There is a saying attributed to St. Francis of Assisi: “Preach the gospel at all times; when necessary, use words.”  St. Francis did not actually make that statement.  And the statement is not correct as it stands.  The gospel is the good news about Jesus Christ.  The way we live our lives does not convert anyone to faith in Christ.  But that does not mean that the way we live our lives does not affect our opportunities to confess our faith in Christ.  That’s what the quotation I shared is really trying to get at.  Paul gets at that too in this reading.  Paul wanted his readers to use wisdom when they interacted with others.  Their thoughtful behavior might provide the opportunity to use the time God had given them to speak words of witness to others.

Actions matter, but when it comes to evangelism, words especially matter!  Again, Paul said, “Let your conversation be always full of grace, seasoned with salt, so that you may know how to answer everyone.”  Paul wanted their words to have a gracious manner.  Just as salt makes some foods taste better, so a gracious way of speaking might make their conversation seem more “palatable” to others and provide them with a chance to share their words of witness.  These opportunities meant that it was necessary for them to study God’s Word and will faithfully so that they would be able to give good gospel answers to the questions others would ask them.  Paul’s words here remind me of similar words that St. Peter wrote.  “Always be prepared to give an answer to everyone who asks you to give the reason for the hope that you have.
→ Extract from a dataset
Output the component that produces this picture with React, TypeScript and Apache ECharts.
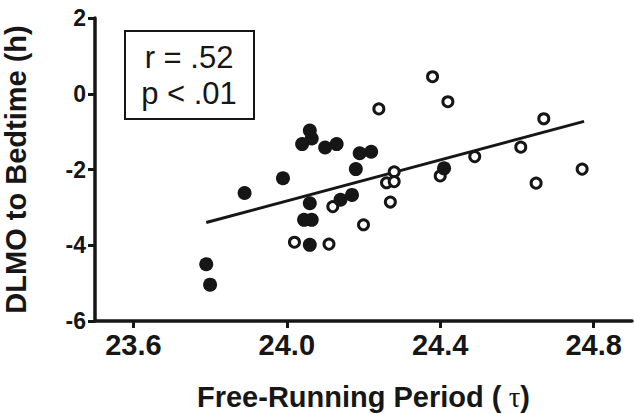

But do this with gentleness and respect” (1 Peter 3:15).

In his wisdom, God has left us with his Word.  Modern religious thinking is always looking for some kind of spiritual experience, not an old historical book.  But God knows what he is doing!  For the Bible is not only a historical book.  It is his powerful, penetrating Word.  It is his Word that works in our hearts as we hear it in worship and preaching, read it at home, study it here with one another, and remind each other of it at home.  It is God’s Word that delivers the blood-bought forgiveness of Jesus on the cross into your heart and the hearts of all who believe in Jesus as their Savior and Lord.

The Word that has worked in your heart also has the power to work in the hearts of others.  Look at God’s Word work throughout history!  Look at the thousands of souls who were brought to faith in Jesus on Pentecost Day some 2,000 years ago.  Look at the power of God’s Word to bring Martin Luther to the correct understanding of the gospel when the church of his day had all but abandoned the gospel.  The Word that has worked faith in the past does the same today.  Your words of witness to others brings them the Word they need to hear for faith and salvation.  As Paul wrote in Romans (and as we often sing just before the Gospel reading), “Faith comes from hearing the message, and the message is heard through the Word of Christ” (Romans 10:17).  So speak your words of witness to your neighbor who attends church just twice a year, your associate at work whose curiosity is piqued by your faith, your long-time friend or family member who has drifted away from God, or whomever God places in your path.  Speak your words of witness to others, because those words matter!


Today we have continued our stewardship sermon series.  But today is also called Saints Triumphant Sunday.  The other Bible readings you heard in today’s service put us in mind of Christ’s gathered believers in heaven, enjoying the perfect peace that Jesus’ sacrifice for sin and victory over death have given us.  There is only one way to be in that group of gathered believers—and that is to believe.  And there is only one way to receive that faith.  “Faith comes from hearing the message, and the message is heard through the Word of Christ.”  So speak your words of prayer for others that God give them the courage to share his Word.  And speak your words of witness to others, knowing that God will use his Word which you share to get his work done.  After all, those words matter!  Amen.